13 comments on “Weak Overseas Demand for Chinese Goods Causing Jitters

  1. jbond
    August 26, 2011

    It was only a matter of time before China was going to feel some of the effects of the global uncertainty and financial hardships. Many companies are reluctant to spend money and are cutting inventory, not because they are in trouble but because they are being cautious. Some might say too cautious. Some of the weak sales and production numbers are going to be caused by cautious financial decisions and not so much by demand. Nobody wants to get caught excess money tied up in case there is a recession, yet being over cautious could help speed up the process. China is worried because after huge growth over the last few years, they are actually slowing down. This shouldn't hurt their economy and cause companies to seek out other manufacturers.

  2. mario8a
    August 26, 2011


    I though his was normal behaivor before to the holiday season, there's a possiblity the weak demand is due to the conservative mind of investors looking very close to forecast and future demand for the 4th quarter?

  3. Taimoor Zubar
    August 28, 2011

    I think the slowdown in the Chinese exports is majorly because of the reduction in global demand. As a consequence of that, as you pointed out, we shall be seeing surplus inventory on the part of manufacturers and suppliers. I think the excess supply will ultimately be leading to a reduction in prices in the upcoming quarter. However, I don't see why purchasers will have to look for alternate suppliers in Vietnam or Indonesia when Chinese products themselves will be getting cheaper.

  4. Ms. Daisy
    August 28, 2011

    This retraction of growth in China is just the begining of a long year to come. I will dare to make a forecast that US consumers will not spend frivolously as they have done in the past not because of the financial uncertainity alone, but because of global uncertainty, and the US political drama that will soon unfold. The big political talks and the fanatism that has polarized the nation will swing into high gear once the congress is back in session in September and the republican primary will feed off of the lack of partnership and collaboration in the 2 houses.

    Each political ideological bickering will end up on the backs of the common American that is either un-employed, employed but uncertain the jobs will remain or just down right disillutioned citizen. All these spells low spending and low demands for products. The Chinese depend on the US consumers mainly to gobble its Goods/products and this is definitely going on the decline because of the uncertainties described above.

    So buckle up and still your nerves for the second global recession is likely to come upon us, and who knows how deep this one will be.

  5. Daniel
    August 29, 2011

    Most of the countries want to promote their own products, so that it’s helpful for both government and industries in many ways. These local industries can generate enough number of employments and an earning way too for many people’s either in direct or indirect way. If they are importing the Chinese products, this equilibrium may be broken and more over it’s may not be acceptable from industrialist. By dumping Chinese product the only advantage is lesser cost, but again we have to compromise for the quality.

  6. Jennifer Baljko
    August 29, 2011

    Ms. Daisy – Hope you're right with your prediction about a slowdown in frivolous US consumer spending… I've long wondered when that would happen and am constantly surprised to read about what people spend money on, when in so many cases people struggle monthly to makes ends meer. And I hope the US political drama is less polarized than we all expect it be, but I know that's probably wishful thinking on my part.
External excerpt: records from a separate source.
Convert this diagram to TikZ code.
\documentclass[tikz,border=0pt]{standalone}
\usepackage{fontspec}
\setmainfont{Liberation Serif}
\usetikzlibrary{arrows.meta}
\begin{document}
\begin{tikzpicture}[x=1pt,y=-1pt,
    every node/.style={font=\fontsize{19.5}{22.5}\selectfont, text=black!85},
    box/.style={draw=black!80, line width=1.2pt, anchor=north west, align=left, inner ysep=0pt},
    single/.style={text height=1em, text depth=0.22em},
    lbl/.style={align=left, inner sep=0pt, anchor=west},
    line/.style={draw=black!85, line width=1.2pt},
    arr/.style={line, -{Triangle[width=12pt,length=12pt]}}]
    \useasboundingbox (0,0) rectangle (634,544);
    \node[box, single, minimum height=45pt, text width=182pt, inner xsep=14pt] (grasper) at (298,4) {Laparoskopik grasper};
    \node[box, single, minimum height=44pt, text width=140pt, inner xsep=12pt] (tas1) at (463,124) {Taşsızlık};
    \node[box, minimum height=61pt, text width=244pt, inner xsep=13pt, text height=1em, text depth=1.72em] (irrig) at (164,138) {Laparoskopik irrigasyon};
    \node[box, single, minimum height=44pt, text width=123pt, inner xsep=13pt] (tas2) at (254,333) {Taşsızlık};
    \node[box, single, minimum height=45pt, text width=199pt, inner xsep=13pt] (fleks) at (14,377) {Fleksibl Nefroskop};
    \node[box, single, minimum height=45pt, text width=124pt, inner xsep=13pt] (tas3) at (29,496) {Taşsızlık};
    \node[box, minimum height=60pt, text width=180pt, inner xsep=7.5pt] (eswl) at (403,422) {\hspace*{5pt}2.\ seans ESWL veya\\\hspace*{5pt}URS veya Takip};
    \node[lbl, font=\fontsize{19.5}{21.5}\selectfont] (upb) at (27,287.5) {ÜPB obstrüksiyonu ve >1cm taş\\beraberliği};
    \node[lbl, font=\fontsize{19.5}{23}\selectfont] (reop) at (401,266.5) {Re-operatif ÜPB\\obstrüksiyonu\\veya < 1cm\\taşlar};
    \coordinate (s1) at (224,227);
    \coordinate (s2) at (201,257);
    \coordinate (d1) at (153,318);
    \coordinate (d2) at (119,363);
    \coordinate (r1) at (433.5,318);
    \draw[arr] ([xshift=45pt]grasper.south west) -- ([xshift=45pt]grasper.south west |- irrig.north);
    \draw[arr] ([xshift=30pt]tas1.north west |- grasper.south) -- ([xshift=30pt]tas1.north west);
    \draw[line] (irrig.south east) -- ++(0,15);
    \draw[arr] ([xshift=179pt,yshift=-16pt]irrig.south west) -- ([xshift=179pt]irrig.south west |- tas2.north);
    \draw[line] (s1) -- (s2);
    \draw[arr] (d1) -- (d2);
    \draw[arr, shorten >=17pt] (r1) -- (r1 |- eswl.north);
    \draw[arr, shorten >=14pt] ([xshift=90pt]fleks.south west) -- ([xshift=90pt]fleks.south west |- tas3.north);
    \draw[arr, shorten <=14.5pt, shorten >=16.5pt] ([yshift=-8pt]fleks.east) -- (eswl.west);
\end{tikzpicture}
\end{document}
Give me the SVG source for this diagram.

    Often, supply chain activities activities follow patterns that by now should be fairly recognizable by most in the field. Think the Europe-China connection is one of those obvious ripples. What will be curious to see if the solutions run the same predictable course, or if new alternative opportunities are sowed.

  7. Eldredge
    August 29, 2011

    I agree that this should not come as a total shock. Given that a slowdown is real, it should come as no surprise that the manufacturing base in China feels the impact. However, this data does give evidence of a continuing probelm, and our own government should take note.

  8. Himanshugupta
    August 29, 2011

    Jennifer, after reading the article and going through the numbers i think that the problem is more for the China than the rest of the world. As you mentioned, the higher labor cost and higher raw material cost is hampering the export from China. Also the appreciation in Yuan is not helping. I think that industry will have to find an alternate to China's suppliers but i do not see this happening in short term. 

  9. mario8a
    August 29, 2011


    Maybe in the past, as soon as you read “made in china” you will understand why it failed too soon or why the price is too low, for what I've seen in the last years, China has invest a lot money on improving their quality of goods and their best practices for manufacturing processes.

    I will agree the quality of products made in China might have lower Quality however they have become more competitive and that's the reason why so many big companies invest in China.


  10. Mr. Roques
    August 30, 2011

    I agree with you, I remember reading about China's desire to slow down the economy, to slow down inflation, etc. Maybe they didn't warn the industry to slow down as well.

  11. electronics862
    August 30, 2011

    As the market is moving at very slow in united states there is weak demand for imports. This will impact china little harder as most of the products importing in usa are from china. 

  12. Himanshugupta
    August 31, 2011

    Mr. Roques, what's the relationship between the slow economy growth and inflation. Usually countries do not slow growth to curb inflation but do other measures such as increase in interest rates or monetary policy changes.

  13. Mr. Roques
    October 24, 2011

    Well, there's plenty of literature stating there is an inverse relationship between growth and inflation in the short and long run. From a few papers I recently read, that relation is being questioned.

    When production is going at full steam, raw materials, that are probably scarce resources, will tend to increase in price and that, at some point make the price of the final product increase as well, leading to inflation (at least in the short run). Also, as a country grows, its citizens want a better life, so that leads to rising labor costs, which can be a way to increase inflation because that additional cost will be passed to customers.

    That's my logical way of thinking about it, but from what I was reading, there's no empirical data that suggests that.